## Source material
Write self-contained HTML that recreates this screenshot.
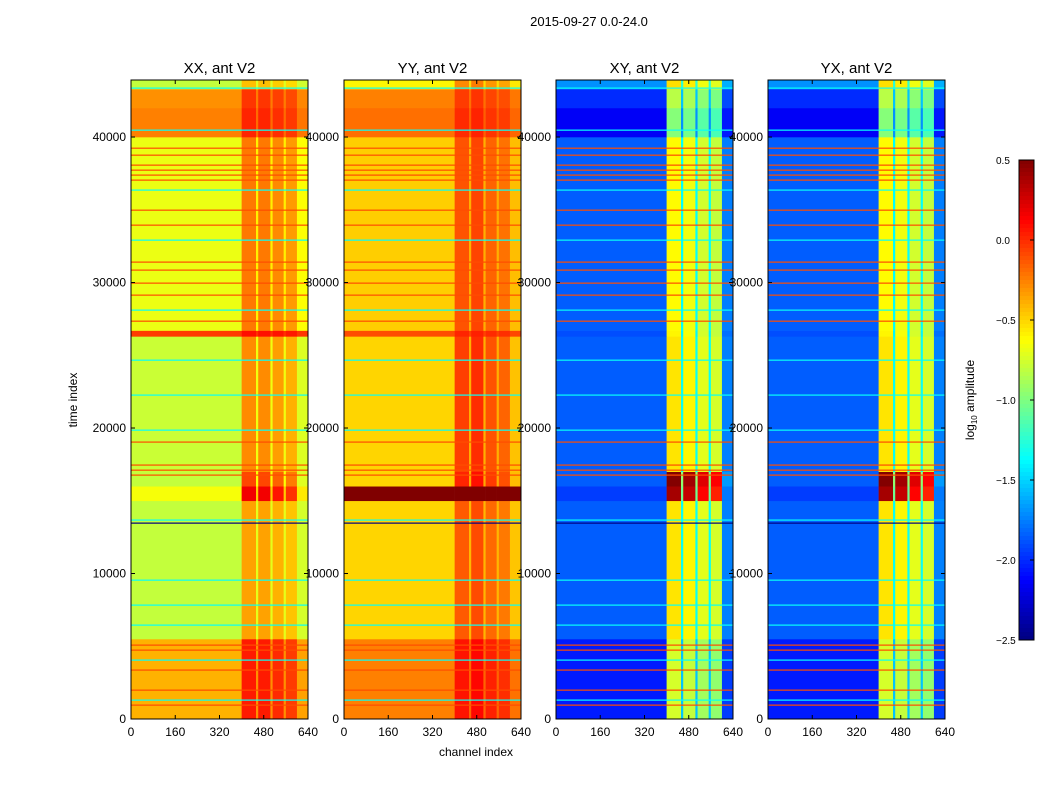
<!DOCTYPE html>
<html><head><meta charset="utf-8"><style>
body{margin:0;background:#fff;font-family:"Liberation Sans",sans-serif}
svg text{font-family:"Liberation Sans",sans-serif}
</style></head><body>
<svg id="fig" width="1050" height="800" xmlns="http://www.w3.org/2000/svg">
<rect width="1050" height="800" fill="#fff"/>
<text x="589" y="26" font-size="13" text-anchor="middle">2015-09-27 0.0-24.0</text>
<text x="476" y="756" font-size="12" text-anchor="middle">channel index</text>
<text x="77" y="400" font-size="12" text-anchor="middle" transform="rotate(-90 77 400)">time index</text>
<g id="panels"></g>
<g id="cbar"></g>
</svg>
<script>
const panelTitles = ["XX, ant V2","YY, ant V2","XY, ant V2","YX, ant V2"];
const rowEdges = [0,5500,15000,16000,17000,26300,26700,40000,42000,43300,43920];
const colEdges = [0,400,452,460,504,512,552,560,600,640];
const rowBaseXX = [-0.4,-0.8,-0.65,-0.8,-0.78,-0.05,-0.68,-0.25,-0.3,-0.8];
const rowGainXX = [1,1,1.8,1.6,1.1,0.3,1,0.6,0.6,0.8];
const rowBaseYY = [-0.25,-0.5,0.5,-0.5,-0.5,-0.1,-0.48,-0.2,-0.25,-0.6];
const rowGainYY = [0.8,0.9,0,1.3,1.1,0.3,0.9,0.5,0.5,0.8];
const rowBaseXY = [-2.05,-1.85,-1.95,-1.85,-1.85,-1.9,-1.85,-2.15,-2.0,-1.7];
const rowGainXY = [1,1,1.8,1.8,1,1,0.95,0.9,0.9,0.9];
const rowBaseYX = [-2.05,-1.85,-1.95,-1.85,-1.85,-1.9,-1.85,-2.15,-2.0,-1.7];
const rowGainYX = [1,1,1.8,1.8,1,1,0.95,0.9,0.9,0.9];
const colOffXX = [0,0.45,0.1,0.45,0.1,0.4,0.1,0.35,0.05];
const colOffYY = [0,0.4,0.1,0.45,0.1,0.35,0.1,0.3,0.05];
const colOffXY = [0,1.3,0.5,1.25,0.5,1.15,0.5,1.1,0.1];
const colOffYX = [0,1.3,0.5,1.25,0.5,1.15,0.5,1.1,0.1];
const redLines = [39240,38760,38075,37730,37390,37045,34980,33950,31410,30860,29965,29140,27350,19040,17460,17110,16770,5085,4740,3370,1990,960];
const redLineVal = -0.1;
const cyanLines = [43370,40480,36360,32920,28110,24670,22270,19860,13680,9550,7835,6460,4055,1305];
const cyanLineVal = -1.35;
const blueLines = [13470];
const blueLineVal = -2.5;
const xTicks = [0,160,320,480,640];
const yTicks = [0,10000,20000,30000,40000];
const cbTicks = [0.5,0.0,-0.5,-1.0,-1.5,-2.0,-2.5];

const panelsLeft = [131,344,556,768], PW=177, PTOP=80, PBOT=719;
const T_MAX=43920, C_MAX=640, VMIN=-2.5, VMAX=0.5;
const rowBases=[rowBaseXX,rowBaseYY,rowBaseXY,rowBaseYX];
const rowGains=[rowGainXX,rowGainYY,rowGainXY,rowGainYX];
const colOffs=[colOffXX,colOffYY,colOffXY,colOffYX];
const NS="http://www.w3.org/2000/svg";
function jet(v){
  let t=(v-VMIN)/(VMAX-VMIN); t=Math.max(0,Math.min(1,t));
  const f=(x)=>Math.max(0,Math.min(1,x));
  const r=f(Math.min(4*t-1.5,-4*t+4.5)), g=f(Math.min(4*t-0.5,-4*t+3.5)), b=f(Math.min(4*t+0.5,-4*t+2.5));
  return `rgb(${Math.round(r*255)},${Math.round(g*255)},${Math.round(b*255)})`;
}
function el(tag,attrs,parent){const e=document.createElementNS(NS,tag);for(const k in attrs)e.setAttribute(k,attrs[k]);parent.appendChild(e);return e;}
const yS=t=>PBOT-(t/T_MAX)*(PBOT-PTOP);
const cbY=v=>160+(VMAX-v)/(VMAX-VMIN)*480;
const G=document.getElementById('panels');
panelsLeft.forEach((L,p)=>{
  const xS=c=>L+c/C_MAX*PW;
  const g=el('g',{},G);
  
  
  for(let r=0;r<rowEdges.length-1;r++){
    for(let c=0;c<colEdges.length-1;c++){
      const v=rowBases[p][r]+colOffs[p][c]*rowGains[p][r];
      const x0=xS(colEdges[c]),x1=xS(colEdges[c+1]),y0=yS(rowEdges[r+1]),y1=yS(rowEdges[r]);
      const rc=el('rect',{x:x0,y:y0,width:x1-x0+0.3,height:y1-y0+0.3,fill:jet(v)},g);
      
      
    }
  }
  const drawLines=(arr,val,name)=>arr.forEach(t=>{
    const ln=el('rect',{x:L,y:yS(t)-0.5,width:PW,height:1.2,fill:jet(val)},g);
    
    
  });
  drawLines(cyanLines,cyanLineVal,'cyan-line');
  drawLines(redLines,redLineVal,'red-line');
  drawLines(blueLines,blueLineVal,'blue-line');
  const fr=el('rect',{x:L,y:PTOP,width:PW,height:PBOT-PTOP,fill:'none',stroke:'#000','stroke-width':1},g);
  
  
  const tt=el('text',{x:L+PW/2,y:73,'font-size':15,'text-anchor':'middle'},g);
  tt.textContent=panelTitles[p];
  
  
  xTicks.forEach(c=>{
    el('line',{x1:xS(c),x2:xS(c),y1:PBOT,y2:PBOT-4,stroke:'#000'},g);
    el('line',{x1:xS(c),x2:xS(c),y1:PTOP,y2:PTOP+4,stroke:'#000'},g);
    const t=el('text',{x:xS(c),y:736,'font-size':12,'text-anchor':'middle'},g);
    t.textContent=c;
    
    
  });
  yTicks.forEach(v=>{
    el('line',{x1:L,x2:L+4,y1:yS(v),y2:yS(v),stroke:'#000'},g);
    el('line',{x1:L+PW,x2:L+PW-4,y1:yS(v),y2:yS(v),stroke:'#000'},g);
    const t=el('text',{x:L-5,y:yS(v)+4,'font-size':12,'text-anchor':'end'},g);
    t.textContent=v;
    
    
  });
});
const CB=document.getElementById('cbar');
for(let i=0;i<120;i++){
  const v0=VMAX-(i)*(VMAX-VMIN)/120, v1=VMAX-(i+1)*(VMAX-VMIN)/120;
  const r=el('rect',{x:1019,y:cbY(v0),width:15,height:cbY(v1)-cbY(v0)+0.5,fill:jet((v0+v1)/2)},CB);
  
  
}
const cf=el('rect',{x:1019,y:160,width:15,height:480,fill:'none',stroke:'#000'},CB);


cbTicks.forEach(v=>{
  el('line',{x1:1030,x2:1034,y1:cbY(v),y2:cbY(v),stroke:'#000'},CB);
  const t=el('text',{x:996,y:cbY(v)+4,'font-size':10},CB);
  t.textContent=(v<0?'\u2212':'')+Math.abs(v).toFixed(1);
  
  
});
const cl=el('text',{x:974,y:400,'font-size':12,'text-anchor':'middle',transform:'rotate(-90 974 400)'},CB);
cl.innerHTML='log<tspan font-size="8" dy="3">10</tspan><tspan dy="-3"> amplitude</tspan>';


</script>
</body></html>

## Given instruction
Copy out all the data exactly; skip the pictures.

## Answer to the exercise
Write self-contained HTML that recreates this screenshot.
<!DOCTYPE html>
<html><head><meta charset="utf-8"><style>
body{margin:0;background:#fff;font-family:"Liberation Sans",sans-serif}
svg text{font-family:"Liberation Sans",sans-serif}
</style></head><body>
<svg id="fig" width="1050" height="800" xmlns="http://www.w3.org/2000/svg">
<rect width="1050" height="800" fill="#fff"/>
<text x="589" y="26" font-size="13" text-anchor="middle">2015-09-27 0.0-24.0</text>
<text x="476" y="756" font-size="12" text-anchor="middle">channel index</text>
<text x="77" y="400" font-size="12" text-anchor="middle" transform="rotate(-90 77 400)">time index</text>
<g id="panels"></g>
<g id="cbar"></g>
</svg>
<script>
const panelTitles = ["XX, ant V2","YY, ant V2","XY, ant V2","YX, ant V2"];
const rowEdges = [0,5500,15000,16000,17000,26300,26700,40000,42000,43300,43920];
const colEdges = [0,400,452,460,504,512,552,560,600,640];
const rowBaseXX = [-0.4,-0.8,-0.65,-0.8,-0.78,-0.05,-0.68,-0.25,-0.3,-0.8];
const rowGainXX = [1,1,1.8,1.6,1.1,0.3,1,0.6,0.6,0.8];
const rowBaseYY = [-0.25,-0.5,0.5,-0.5,-0.5,-0.1,-0.48,-0.2,-0.25,-0.6];
const rowGainYY = [0.8,0.9,0,1.3,1.1,0.3,0.9,0.5,0.5,0.8];
const rowBaseXY = [-2.05,-1.85,-1.95,-1.85,-1.85,-1.9,-1.85,-2.15,-2.0,-1.7];
const rowGainXY = [1,1,1.8,1.8,1,1,0.95,0.9,0.9,0.9];
const rowBaseYX = [-2.05,-1.85,-1.95,-1.85,-1.85,-1.9,-1.85,-2.15,-2.0,-1.7];
const rowGainYX = [1,1,1.8,1.8,1,1,0.95,0.9,0.9,0.9];
const colOffXX = [0,0.45,0.1,0.45,0.1,0.4,0.1,0.35,0.05];
const colOffYY = [0,0.4,0.1,0.45,0.1,0.35,0.1,0.3,0.05];
const colOffXY = [0,1.3,0.5,1.25,0.5,1.15,0.5,1.1,0.1];
const colOffYX = [0,1.3,0.5,1.25,0.5,1.15,0.5,1.1,0.1];
const redLines = [39240,38760,38075,37730,37390,37045,34980,33950,31410,30860,29965,29140,27350,19040,17460,17110,16770,5085,4740,3370,1990,960];
const redLineVal = -0.1;
const cyanLines = [43370,40480,36360,32920,28110,24670,22270,19860,13680,9550,7835,6460,4055,1305];
const cyanLineVal = -1.35;
const blueLines = [13470];
const blueLineVal = -2.5;
const xTicks = [0,160,320,480,640];
const yTicks = [0,10000,20000,30000,40000];
const cbTicks = [0.5,0.0,-0.5,-1.0,-1.5,-2.0,-2.5];

const panelsLeft = [131,344,556,768], PW=177, PTOP=80, PBOT=719;
const T_MAX=43920, C_MAX=640, VMIN=-2.5, VMAX=0.5;
const rowBases=[rowBaseXX,rowBaseYY,rowBaseXY,rowBaseYX];
const rowGains=[rowGainXX,rowGainYY,rowGainXY,rowGainYX];
const colOffs=[colOffXX,colOffYY,colOffXY,colOffYX];
const NS="http://www.w3.org/2000/svg";
function jet(v){
  let t=(v-VMIN)/(VMAX-VMIN); t=Math.max(0,Math.min(1,t));
  const f=(x)=>Math.max(0,Math.min(1,x));
  const r=f(Math.min(4*t-1.5,-4*t+4.5)), g=f(Math.min(4*t-0.5,-4*t+3.5)), b=f(Math.min(4*t+0.5,-4*t+2.5));
  return `rgb(${Math.round(r*255)},${Math.round(g*255)},${Math.round(b*255)})`;
}
function el(tag,attrs,parent){const e=document.createElementNS(NS,tag);for(const k in attrs)e.setAttribute(k,attrs[k]);parent.appendChild(e);return e;}
const yS=t=>PBOT-(t/T_MAX)*(PBOT-PTOP);
const cbY=v=>160+(VMAX-v)/(VMAX-VMIN)*480;
const G=document.getElementById('panels');
panelsLeft.forEach((L,p)=>{
  const xS=c=>L+c/C_MAX*PW;
  const g=el('g',{},G);
  
  
  for(let r=0;r<rowEdges.length-1;r++){
    for(let c=0;c<colEdges.length-1;c++){
      const v=rowBases[p][r]+colOffs[p][c]*rowGains[p][r];
      const x0=xS(colEdges[c]),x1=xS(colEdges[c+1]),y0=yS(rowEdges[r+1]),y1=yS(rowEdges[r]);
      const rc=el('rect',{x:x0,y:y0,width:x1-x0+0.3,height:y1-y0+0.3,fill:jet(v)},g);
      
      
    }
  }
  const drawLines=(arr,val,name)=>arr.forEach(t=>{
    const ln=el('rect',{x:L,y:yS(t)-0.5,width:PW,height:1.2,fill:jet(val)},g);
    
    
  });
  drawLines(cyanLines,cyanLineVal,'cyan-line');
  drawLines(redLines,redLineVal,'red-line');
  drawLines(blueLines,blueLineVal,'blue-line');
  const fr=el('rect',{x:L,y:PTOP,width:PW,height:PBOT-PTOP,fill:'none',stroke:'#000','stroke-width':1},g);
  
  
  const tt=el('text',{x:L+PW/2,y:73,'font-size':15,'text-anchor':'middle'},g);
  tt.textContent=panelTitles[p];
  
  
  xTicks.forEach(c=>{
    el('line',{x1:xS(c),x2:xS(c),y1:PBOT,y2:PBOT-4,stroke:'#000'},g);
    el('line',{x1:xS(c),x2:xS(c),y1:PTOP,y2:PTOP+4,stroke:'#000'},g);
    const t=el('text',{x:xS(c),y:736,'font-size':12,'text-anchor':'middle'},g);
    t.textContent=c;
    
    
  });
  yTicks.forEach(v=>{
    el('line',{x1:L,x2:L+4,y1:yS(v),y2:yS(v),stroke:'#000'},g);
    el('line',{x1:L+PW,x2:L+PW-4,y1:yS(v),y2:yS(v),stroke:'#000'},g);
    const t=el('text',{x:L-5,y:yS(v)+4,'font-size':12,'text-anchor':'end'},g);
    t.textContent=v;
    
    
  });
});
const CB=document.getElementById('cbar');
for(let i=0;i<120;i++){
  const v0=VMAX-(i)*(VMAX-VMIN)/120, v1=VMAX-(i+1)*(VMAX-VMIN)/120;
  const r=el('rect',{x:1019,y:cbY(v0),width:15,height:cbY(v1)-cbY(v0)+0.5,fill:jet((v0+v1)/2)},CB);
  
  
}
const cf=el('rect',{x:1019,y:160,width:15,height:480,fill:'none',stroke:'#000'},CB);


cbTicks.forEach(v=>{
  el('line',{x1:1030,x2:1034,y1:cbY(v),y2:cbY(v),stroke:'#000'},CB);
  const t=el('text',{x:996,y:cbY(v)+4,'font-size':10},CB);
  t.textContent=(v<0?'\u2212':'')+Math.abs(v).toFixed(1);
  
  
});
const cl=el('text',{x:974,y:400,'font-size':12,'text-anchor':'middle',transform:'rotate(-90 974 400)'},CB);
cl.innerHTML='log<tspan font-size="8" dy="3">10</tspan><tspan dy="-3"> amplitude</tspan>';


</script>
</body></html>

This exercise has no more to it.